Friday, January 29, 2021

FFB Review: El Camino Del Rio: A Novel by Jim Sanderson

Orbiting buzzards in the desert country often indicate that a person is dead out there somewhere. Those circling buzzards did in this case as U.S. Border Patrol Officer Dolph Martinez had seen them and headed their way while pursuing a group of undocumented workers that had crossed the border and were heading through the surrounding desert. Dolph Martinez had first seen the blood on a cactus and then found the body. While it is not immediately clear whether or not the deceased person was part of that group under custody nearby, it is clear is that the deceased probably died by way of having his head opened up via gunshot and not the perils of the desert. The deceased is also wearing distinctive boots and is not the first person wearing those particular style of boots to be found dead in the surrounding desert in recent days.

 

Based out of the hardship duty station in Presidio, Texas, Patrol Officer Dolph Martinez, wants to investigate the case. Especially because the deceased was found clutching a vial of blue metallic liquid. One of those reasons he wants to investigate is that Sister Quinn is known to pass these vials out now and then as some sort of talisman. In a region known for eccentrics, she stands out as she is part nun and part witch doctor. Some believe she is a saint in human form while other locals claim she transforms into an owl at night, just like the souls of the dead, and flies around to perch on tombstones. She is complicated and a sign that everything is going to get very complicated fast.

 


Investigating a murder has little to do with his job description, so his boss shuts down that idea.
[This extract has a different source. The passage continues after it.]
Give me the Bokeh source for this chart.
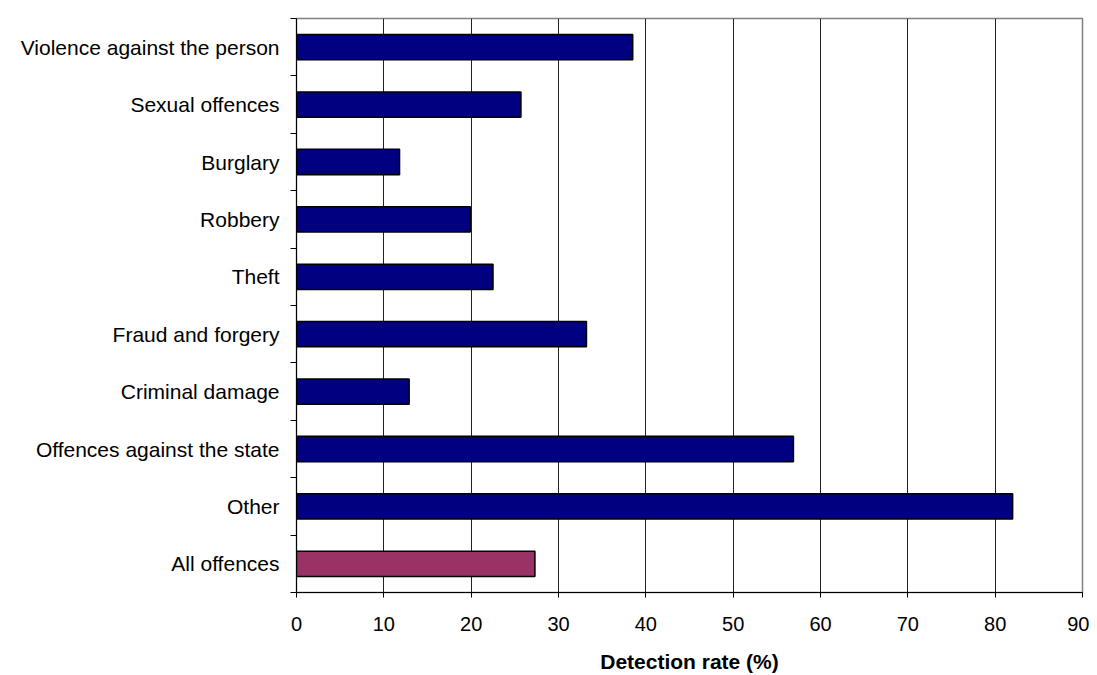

Instead, the mission of the Border Patrol is to round up the folks they were tracking, process them, and send them back across the border knowing full well they are going to see them again.

 

But, officer Dolph Martinez can’t leave it alone and is soon talking to the nun and many other folks while running afoul of his boss, an officious DEA agent, and a number of other folks who wish he would accept life as it is in the Border county where a river does nothing to stem the flow of people and goods. The investigation may kill him, body and soul, before he is through as things are going to get complicated and weird.

 

El Camino Del Rio: A Novel by Jim Sanderson was the 1997 Frank Waters Southwest Writing Contest winner and was published in 1998. As such, it depicts the Southwest Texas border country that I grew up with and existed before 9/11 changed everything. Because it was published over twenty years ago, it reflects language that may offend some readers today as it repeatedly refers to “wets” which is slang for “wetbacks” or illegals. It also contains some language that does not reflect women in the best way of description along with some graphic scenes of intimate sexuality. It is a book in today’s world that, at times, some would classify as “edgy” and others would call misogynistic.

 

Regardless of all that, there is a complicated and quite intense bordering on the surreal read at work here. El Camino Del Rio: A Novel does not fit easily into any labeling box. I enjoyed it while conceding that the last forty pages or so delves into the surreal and issues far too complicated to be easily explained. I also concede the fact that part of my appreciation was no doubt fueled by my love for the Big Bend area that dates back to my earliest childhood memories. This is not a read for everyone, but it is a very good read. 



El Camino Del Rio: A Novel

Jim Sanderson

https://www.jimsanderson-writer.com/

University of New Mexico Press

August 1998

ISBN# 0-8263-1990-4

227 Pages

 

 

My reading copy came from the Downtown Branch of the Dallas Public Library System.